Wherever one opens this tract one finds comments that would simply be regarded as comical if discovered in enemy propaganda. Thus Lewy writes that “with regard to the years 1965-67 it is possible to maintain that the North Vietnamese merely matched the massive American buildup.” That is, the estimated fifty thousand North Vietnamese “merely matched” the half-million-man US expeditionary force backed by enormous air and naval forces. Had Lewy written that the North Vietnamese “merely matched” the buildup of Korean and Thai mercenaries it would have been almost accurate. Of course, one can discern Lewy’s meaning when the clouds of propaganda are dispelled. He points out elsewhere that the “enemy” was perhaps more than matching the US military buildup in late 1965. A few computations reveal, as other sources have reported, that this “enemy buildup” was overwhelmingly local recruitment by the South Vietnamese revolutionaries in direct response to the full-scale US invasion. To Lewy, however, the South Vietnamese are aggressors in their own villages, while the US is defending the “security” of the population by blasting them out of their homes and driving them to concentration camps where they can be “protected.”

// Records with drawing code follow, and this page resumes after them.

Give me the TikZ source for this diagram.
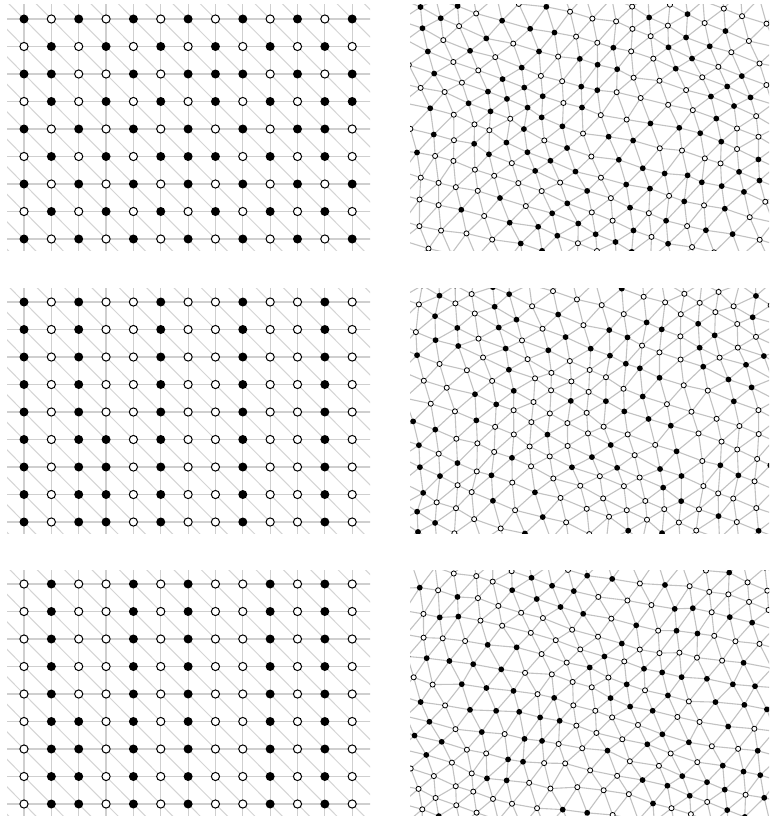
\documentclass[tikz,border=0pt]{standalone}
\tikzset{
  gridline/.style={draw=black!19, line width=1.2pt},
  diagline/.style={draw=black!17, line width=1pt},
  bdot/.style={circle, fill=black, inner sep=0pt, minimum size=9pt},
  wdot/.style={circle, draw=black, fill=white, line width=1pt, inner sep=0pt, minimum size=8.2pt},
  tedge/.style={draw=black!24, line width=1.1pt},
  sbdot/.style={circle, fill=black, inner sep=0pt, minimum size=5.8pt},
  swdot/.style={circle, draw=black, fill=white, line width=0.8pt, inner sep=0pt, minimum size=5.1pt},
}
\newcommand\sqpanel[3]{%
  \begin{scope}
    \clip (7,#1-14) rectangle (370,#1+231);
    \foreach \j in {0,...,8} \draw[gridline] (0,#1+27.5*\j) -- (380,#1+27.5*\j);
    \foreach \i in {0,...,12} \draw[gridline] (24+27.35*\i,#1-20) -- (24+27.35*\i,#1+240);
    \foreach \k in {-10,...,13} \draw[diagline] (24+27.35*\k-27.35*2,#1-2*27.5) -- ++(27.35*14,27.5*14);
  \end{scope}
  \foreach \row [count=\j from 0] in {#3} {
    \foreach \c [count=\i from 0] in \row {
      \ifnum\c=1
        \node[bdot] (#2-\i-\j) at (24+27.35*\i,#1+27.5*\j) {};
      \else
        \node[wdot] (#2-\i-\j) at (24+27.35*\i,#1+27.5*\j) {};
      \fi
    }
  }
}
% #1 top, #2 name, #3 angle, #4 seed, #5 phase of smooth warp
\newcommand\tripanel[5]{%
  \begin{scope}
    \clip (410,#1-14) rectangle (769,#1+231);
    \pgfmathsetseed{#4}
    \foreach \i in {-11,...,11}{\foreach \j in {-13,...,13}{%
      \pgfmathsetmacro\lx{23*\i+11.5*mod(\j+100,2)}%
      \pgfmathsetmacro\ly{19.9*\j}%
      \pgfmathsetmacro\qx{590+\lx*cos(#3)-\ly*sin(#3)}%
      \pgfmathsetmacro\qy{#1+108+\lx*sin(#3)+\ly*cos(#3)}%
      \pgfmathsetmacro\px{\qx+6*sin(1.9*\qy+1.3*\qx+#5)+2.2*rand}%
      \pgfmathsetmacro\py{\qy+6*cos(1.5*\qx-1.1*\qy+2*#5)+2.2*rand}%
      \pgfmathtruncatemacro\vis{(\px>380)&&(\px<800)&&(\py>#1-45)&&(\py<#1+262)}%
      \pgfmathtruncatemacro\vist{(\px>404)&&(\px<775)&&(\py>#1-20)&&(\py<#1+237)}%
      \expandafter\xdef\csname vis#2-\i-\j\endcsname{\vis}%
      \expandafter\xdef\csname vist#2-\i-\j\endcsname{\vist}%
      \coordinate (#2-\i-\j) at (\px,\py);
    }}
    \xdef\tedges{}%
    \foreach \i in {-11,...,11}{\foreach \j in {-13,...,13}{%
      \pgfmathtruncatemacro\ip{\i+1}%
      \pgfmathtruncatemacro\im{\i-1}%
      \pgfmathtruncatemacro\jp{\j+1}%
      \pgfmathtruncatemacro\pty{mod(\j+100,2)}%
      \edef\tmpv{\csname vis#2-\i-\j\endcsname}%
      \ifnum\tmpv=1
        \ifnum\i<11 \xdef\tedges{\tedges (#2-\i-\j)--(#2-\ip-\j)}\fi
        \ifnum\j<13
          \xdef\tedges{\tedges (#2-\i-\j)--(#2-\i-\jp)}%
          \ifnum\pty=0
            \ifnum\i>-11 \xdef\tedges{\tedges (#2-\i-\j)--(#2-\im-\jp)}\fi
          \else
            \ifnum\i<11 \xdef\tedges{\tedges (#2-\i-\j)--(#2-\ip-\jp)}\fi
          \fi
        \fi
      \fi
    }}
    \draw[tedge] \tedges;
    \foreach \i in {-11,...,11}{\foreach \j in {-13,...,13}{%
      \pgfmathtruncatemacro\bw{rand>0.1 ? 1 : 0}%
      \edef\tmpv{\csname vist#2-\i-\j\endcsname}%
      \ifnum\tmpv=1
        \ifnum\bw=1
          \node[sbdot] (#2d-\i-\j) at (#2-\i-\j) {};
        \else
          \node[swdot] (#2d-\i-\j) at (#2-\i-\j) {};
        \fi
      \fi
    }}
  \end{scope}
}
\begin{document}
\begin{tikzpicture}[x=1pt,y=-1pt]
\useasboundingbox[fill=white] (0,0) rectangle (769,816);
% left square lattices
\sqpanel{19}{A}{
 {1,0,1,0,1,0,1,0,1,0,1,0,1},
 {0,1,0,1,0,1,0,1,0,1,0,1,0},
 {1,1,0,0,1,0,1,1,1,0,1,0,1},
 {0,1,0,1,0,1,0,1,0,1,0,1,1},
 {1,0,1,0,1,0,1,0,1,0,1,1,0},
 {0,1,0,1,0,1,1,1,0,1,0,1,0},
 {1,0,1,0,1,0,1,0,1,0,1,0,1},
 {0,1,0,1,0,1,0,1,0,1,0,1,0},
 {1,0,1,0,1,0,1,0,1,0,1,0,1}}
\sqpanel{302}{B}{
 {1,0,1,0,0,1,0,0,1,0,0,1,0},
 {1,0,1,0,0,1,0,0,1,0,0,1,0},
 {1,0,1,0,0,1,0,0,1,0,0,1,0},
 {1,0,1,0,0,1,0,0,1,0,0,1,0},
 {1,0,1,0,0,1,0,0,1,0,0,1,0},
 {1,0,1,1,0,1,0,0,1,0,0,1,0},
 {1,0,1,1,0,1,0,0,1,0,0,1,0},
 {1,0,1,1,0,1,0,0,1,0,0,1,0},
 {1,0,1,1,0,1,0,0,1,0,0,1,0}}
\sqpanel{584}{C}{
 {0,1,0,0,1,0,1,0,0,1,0,1,0},
 {0,1,0,0,1,0,1,0,0,1,0,1,0},
 {0,1,0,0,1,0,1,0,0,1,0,1,0},
 {0,1,0,0,1,0,1,0,0,1,0,1,0},
 {0,1,0,0,1,0,1,0,0,1,0,1,0},
 {0,1,1,0,1,0,1,0,0,1,0,1,0},
 {0,1,1,0,1,0,1,0,0,1,0,1,0},
 {0,1,1,0,1,0,1,0,0,1,0,1,0},
 {0,1,1,0,1,0,1,0,0,1,0,1,0}}
% right triangulations
\tripanel{19}{P}{18}{11}{0}
\tripanel{302}{Q}{24}{23}{120}
\tripanel{584}{R}{13}{37}{240}
\end{tikzpicture}
\end{document}
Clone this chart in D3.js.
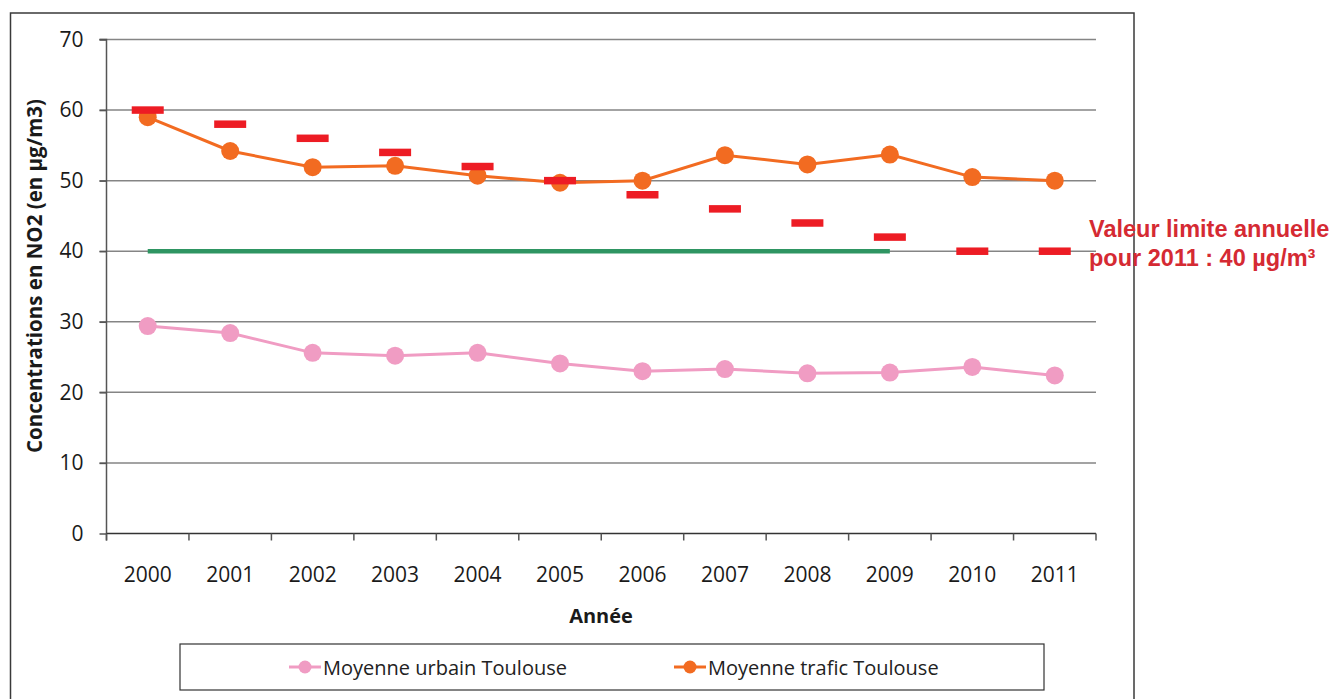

It is easy to demonstrate, as these few examples illustrate, that this work is a parody of scholarship. Intellectually worthless and morally grotesque, it is, nevertheless, important—not for its substance, but for what it reveals about western culture. Imagine that the Russian government were to release documents concerning the invasion of Hungary and that some Soviet “historian” were to use them, dismissing out of hand the question of the legitimacy of the Russian intervention, seriously distorting the documentation he cites, accepting the most ludicrous propaganda fabrications, omitting crucial evidence and historical context, and offering the moral premise that it is legitimate to massacre Hungarians who are not “innocent” because they cooperate with Hungarian “terrorists.” Perhaps such a study would be published by some Russian research center as a specimen of Soviet propaganda. It is inconceivable, however, that it would be published by the Oxford University Press as an authoritative account of the Soviet intervention or described by US reviewers as “sophisticated and profound” (Foreign Affairs).


Thus the reaction to this squalid tract is of interest, though its content is virtually without value apart from some footnotes to military history. Needless to say, this is not the judgment that will be presented by the western media, though it is difficult to believe that such a clumsy piece of propaganda will enter the scholarly record.


While the South Vietnamese who tried to resist the US attack were not “innocent,” the US government was. If, however, one does not postulate with Lewy that South Vietnam was imperial property, but that the South Vietnamese had a right to determine their own fate, then the US presence was illegitimate from the start and we are dealing with unprovoked external aggression (war crimes). This fundamental issue Lewy never addresses directly. It is intriguing to watch the maneuvers. He begins by dismissing pacifists who repudiate resort to military force, then turning to the narrower question of whether US military force was properly used, always overlooking the fact that a non-pacifist may accept the resort to force in self-defense against armed attack in accordance with international and domestic law, while rejecting aggression.